- GOAL OF THE EXERCISE: Repeat the material verbatim. Images are excluded from the copy.

- GIVEN MATERIAL:
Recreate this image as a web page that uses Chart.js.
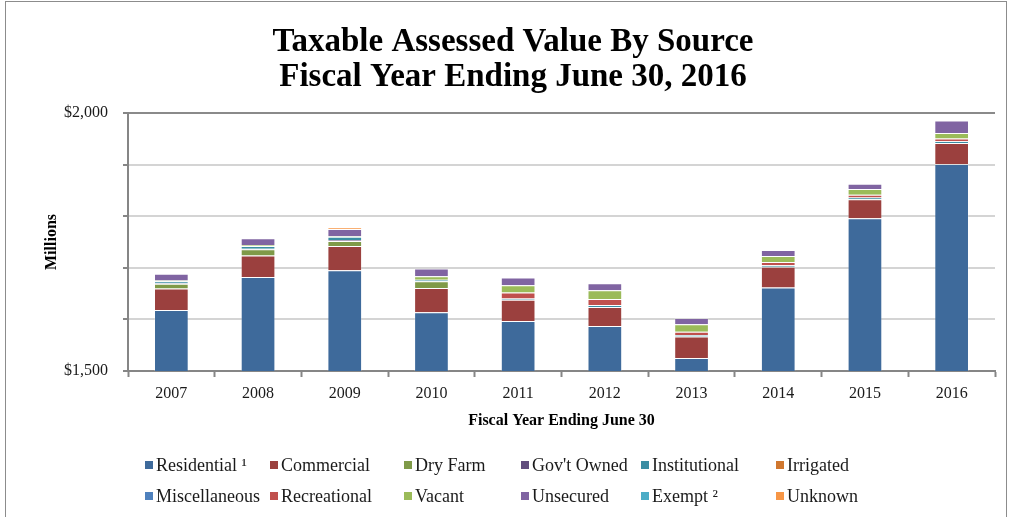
<!DOCTYPE html>
<html>
<head>
  <title>Taxable Assessed Value By Source</title>
  <script src="https://cdn.jsdelivr.net/npm/chart.js"></script>
  <style>
    body { margin: 0; background: #fff; }
    #wrap { position: relative; width: 1011px; height: 517px; overflow: hidden; }
    #frame { position: absolute; left: 5px; top: 1px; width: 1002px; height: 540px; border: 1px solid #8c8c8c; box-sizing: border-box; }
    #chart { position: absolute; left: 0; top: 0; }
    #legend { position: absolute; left: 0; top: 0; width: 1011px; height: 517px; pointer-events: none;
      font-family: 'Liberation Serif', serif; font-size: 18px; color: #1a1a1a; }
    .item { position: absolute; display: flex; align-items: center; white-space: nowrap; }
    .box { width: 8px; height: 8px; margin-right: 3px; }
  </style>
</head>
<body>
  <div id="wrap">
    <div id="frame"></div>
    <canvas id="chart" width="1011" height="517"></canvas>
    <div id="legend"></div>
  </div>

  <script>
    // values in millions of dollars
    const years = ['2007', '2008', '2009', '2010', '2011', '2012', '2013', '2014', '2015', '2016'];
    const residential   = [1618, 1682, 1695, 1614, 1597, 1587, 1525, 1662, 1796, 1901];
    const commercial    = [42, 42, 47, 47, 41, 37, 42, 40, 37, 41];
    const dryFarm       = [9, 12, 10, 13, 0, 0, 0, 0, 0, 0];
    const govtOwned     = [1, 1, 2, 0, 0, 0, 0, 0, 0, 0];
    const institutional = [4, 5, 6, 3, 2.5, 4, 2.7, 2.7, 3.3, 3.3];
    const irrigated     = [0, 0, 0, 0, 0, 0, 0, 0, 0, 0];
    const miscellaneous = [0, 0, 0, 0, 0, 0, 0, 0, 0, 0];
    const recreational  = [0, 0, 0, 0, 11.6, 11.6, 6.4, 6.4, 5, 5.2];
    const vacant        = [1.5, 2, 1, 6.4, 14.2, 16.8, 14.3, 11.6, 11.6, 10.5];
    const unsecured     = [13, 13, 14, 15, 15, 13.6, 12.4, 11.6, 9.7, 24.6];
    const exempt        = [0, 0, 0, 0, 0, 0, 0, 0, 0, 0];
    const unknown       = [0, 0, 3.5, 0, 0, 0, 0, 0, 0, 0];
    const yTicks = [1500, 2000];

    const series = [
      ['Residential \u00b9', residential, '#3e6a9b'],
      ['Commercial', commercial, '#9b403e'],
      ['Dry Farm', dryFarm, '#7f9a48'],
      ["Gov't Owned", govtOwned, '#614d7d'],
      ['Institutional', institutional, '#3a8da3'],
      ['Irrigated', irrigated, '#d0772e'],
      ['Miscellaneous', miscellaneous, '#4f81bd'],
      ['Recreational', recreational, '#c0504d'],
      ['Vacant', vacant, '#9bbb59'],
      ['Unsecured', unsecured, '#8064a2'],
      ['Exempt \u00b2', exempt, '#4bacc6'],
      ['Unknown', unknown, '#f79646']
    ];

    const serif = 'Liberation Serif';

    const chart = new Chart(document.getElementById('chart'), {
      type: 'bar',
      data: {
        labels: years,
        datasets: series.map(s => ({
          label: s[0],
          data: s[1],
          backgroundColor: s[2],
          borderColor: 'rgba(255,255,255,0.2)',
          borderWidth: ctx => ctx.raw ? 1 : 0,
          categoryPercentage: 1,
          barPercentage: 0.4
        }))
      },
      options: {
        responsive: false,
        animation: false,
        layout: { padding: { left: 31, right: 16, top: 0, bottom: 86 } },
        plugins: {
          legend: { display: false },
          tooltip: { enabled: false },
          title: {
            display: true,
            text: ['Taxable Assessed Value By Source', 'Fiscal Year Ending June 30, 2016'],
            color: '#000',
            font: { family: serif, size: 33, weight: 'bold', lineHeight: 1.06 },
            padding: { top: 25, bottom: 18 }
          }
        },
        scales: {
          x: {
            stacked: true,
            grid: { offset: true, drawOnChartArea: false, tickLength: 6, tickColor: '#868686', tickWidth: 2 },
            border: { color: '#868686', width: 2 },
            ticks: { color: '#1a1a1a', font: { family: serif, size: 16 }, padding: 7 },
            title: {
              display: true, text: 'Fiscal Year Ending June 30', color: '#000',
              font: { family: serif, size: 16, weight: 'bold' }, padding: { top: 0, bottom: 1 }
            },
            afterFit: s => { s.height = 60; }
          },
          y: {
            stacked: true,
            min: 1500,
            max: 2000,
            grid: {
              color: c => c.tick && c.tick.value === 2000 ? '#8a8a8a' : '#d4d4d4',
              lineWidth: 2,
              tickLength: 5,
              tickColor: '#868686'
            },
            border: { color: '#868686', width: 2 },
            ticks: {
              stepSize: 100,
              padding: 15,
              color: '#1a1a1a',
              font: { family: serif, size: 16 },
              callback: v => yTicks.includes(v) ? '$' + v.toLocaleString('en-US') : ''
            },
            title: {
              display: true, text: 'Millions', color: '#000',
              font: { family: serif, size: 16, weight: 'bold' }, padding: { top: 11, bottom: 0 }
            },
            afterFit: s => { s.width = 97; }
          }
        }
      }
    });

    // legend laid out in fixed columns, two rows
    const colX = [145, 270, 404, 521, 641, 776];
    const rowY = [465, 496];
    const legend = document.getElementById('legend');
    chart.data.datasets.forEach((ds, i) => {
      const item = document.createElement('div');
      item.className = 'item';
      item.style.left = colX[i % 6] + 'px';
      item.style.top = (rowY[Math.floor(i / 6)] - 10) + 'px';
      item.style.height = '20px';
      const box = document.createElement('span');
      box.className = 'box';
      box.style.background = ds.backgroundColor;
      const txt = document.createElement('span');
      txt.textContent = ds.label;
      item.appendChild(box);
      item.appendChild(txt);
      legend.appendChild(item);
    });
  </script>
</body>
</html>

- EXERCISE OUTPUT:
Recreate this image as a web page that uses Chart.js.
<!DOCTYPE html>
<html>
<head>
  <title>Taxable Assessed Value By Source</title>
  <script src="https://cdn.jsdelivr.net/npm/chart.js"></script>
  <style>
    body { margin: 0; background: #fff; }
    #wrap { position: relative; width: 1011px; height: 517px; overflow: hidden; }
    #frame { position: absolute; left: 5px; top: 1px; width: 1002px; height: 540px; border: 1px solid #8c8c8c; box-sizing: border-box; }
    #chart { position: absolute; left: 0; top: 0; }
    #legend { position: absolute; left: 0; top: 0; width: 1011px; height: 517px; pointer-events: none;
      font-family: 'Liberation Serif', serif; font-size: 18px; color: #1a1a1a; }
    .item { position: absolute; display: flex; align-items: center; white-space: nowrap; }
    .box { width: 8px; height: 8px; margin-right: 3px; }
  </style>
</head>
<body>
  <div id="wrap">
    <div id="frame"></div>
    <canvas id="chart" width="1011" height="517"></canvas>
    <div id="legend"></div>
  </div>

  <script>
    // values in millions of dollars
    const years = ['2007', '2008', '2009', '2010', '2011', '2012', '2013', '2014', '2015', '2016'];
    const residential   = [1618, 1682, 1695, 1614, 1597, 1587, 1525, 1662, 1796, 1901];
    const commercial    = [42, 42, 47, 47, 41, 37, 42, 40, 37, 41];
    const dryFarm       = [9, 12, 10, 13, 0, 0, 0, 0, 0, 0];
    const govtOwned     = [1, 1, 2, 0, 0, 0, 0, 0, 0, 0];
    const institutional = [4, 5, 6, 3, 2.5, 4, 2.7, 2.7, 3.3, 3.3];
    const irrigated     = [0, 0, 0, 0, 0, 0, 0, 0, 0, 0];
    const miscellaneous = [0, 0, 0, 0, 0, 0, 0, 0, 0, 0];
    const recreational  = [0, 0, 0, 0, 11.6, 11.6, 6.4, 6.4, 5, 5.2];
    const vacant        = [1.5, 2, 1, 6.4, 14.2, 16.8, 14.3, 11.6, 11.6, 10.5];
    const unsecured     = [13, 13, 14, 15, 15, 13.6, 12.4, 11.6, 9.7, 24.6];
    const exempt        = [0, 0, 0, 0, 0, 0, 0, 0, 0, 0];
    const unknown       = [0, 0, 3.5, 0, 0, 0, 0, 0, 0, 0];
    const yTicks = [1500, 2000];

    const series = [
      ['Residential \u00b9', residential, '#3e6a9b'],
      ['Commercial', commercial, '#9b403e'],
      ['Dry Farm', dryFarm, '#7f9a48'],
      ["Gov't Owned", govtOwned, '#614d7d'],
      ['Institutional', institutional, '#3a8da3'],
      ['Irrigated', irrigated, '#d0772e'],
      ['Miscellaneous', miscellaneous, '#4f81bd'],
      ['Recreational', recreational, '#c0504d'],
      ['Vacant', vacant, '#9bbb59'],
      ['Unsecured', unsecured, '#8064a2'],
      ['Exempt \u00b2', exempt, '#4bacc6'],
      ['Unknown', unknown, '#f79646']
    ];

    const serif = 'Liberation Serif';

    const chart = new Chart(document.getElementById('chart'), {
      type: 'bar',
      data: {
        labels: years,
        datasets: series.map(s => ({
          label: s[0],
          data: s[1],
          backgroundColor: s[2],
          borderColor: 'rgba(255,255,255,0.2)',
          borderWidth: ctx => ctx.raw ? 1 : 0,
          categoryPercentage: 1,
          barPercentage: 0.4
        }))
      },
      options: {
        responsive: false,
        animation: false,
        layout: { padding: { left: 31, right: 16, top: 0, bottom: 86 } },
        plugins: {
          legend: { display: false },
          tooltip: { enabled: false },
          title: {
            display: true,
            text: ['Taxable Assessed Value By Source', 'Fiscal Year Ending June 30, 2016'],
            color: '#000',
            font: { family: serif, size: 33, weight: 'bold', lineHeight: 1.06 },
            padding: { top: 25, bottom: 18 }
          }
        },
        scales: {
          x: {
            stacked: true,
            grid: { offset: true, drawOnChartArea: false, tickLength: 6, tickColor: '#868686', tickWidth: 2 },
            border: { color: '#868686', width: 2 },
            ticks: { color: '#1a1a1a', font: { family: serif, size: 16 }, padding: 7 },
            title: {
              display: true, text: 'Fiscal Year Ending June 30', color: '#000',
              font: { family: serif, size: 16, weight: 'bold' }, padding: { top: 0, bottom: 1 }
            },
            afterFit: s => { s.height = 60; }
          },
          y: {
            stacked: true,
            min: 1500,
            max: 2000,
            grid: {
              color: c => c.tick && c.tick.value === 2000 ? '#8a8a8a' : '#d4d4d4',
              lineWidth: 2,
              tickLength: 5,
              tickColor: '#868686'
            },
            border: { color: '#868686', width: 2 },
            ticks: {
              stepSize: 100,
              padding: 15,
              color: '#1a1a1a',
              font: { family: serif, size: 16 },
              callback: v => yTicks.includes(v) ? '$' + v.toLocaleString('en-US') : ''
            },
            title: {
              display: true, text: 'Millions', color: '#000',
              font: { family: serif, size: 16, weight: 'bold' }, padding: { top: 11, bottom: 0 }
            },
            afterFit: s => { s.width = 97; }
          }
        }
      }
    });

    // legend laid out in fixed columns, two rows
    const colX = [145, 270, 404, 521, 641, 776];
    const rowY = [465, 496];
    const legend = document.getElementById('legend');
    chart.data.datasets.forEach((ds, i) => {
      const item = document.createElement('div');
      item.className = 'item';
      item.style.left = colX[i % 6] + 'px';
      item.style.top = (rowY[Math.floor(i / 6)] - 10) + 'px';
      item.style.height = '20px';
      const box = document.createElement('span');
      box.className = 'box';
      box.style.background = ds.backgroundColor;
      const txt = document.createElement('span');
      txt.textContent = ds.label;
      item.appendChild(box);
      item.appendChild(txt);
      legend.appendChild(item);
    });
  </script>
</body>
</html>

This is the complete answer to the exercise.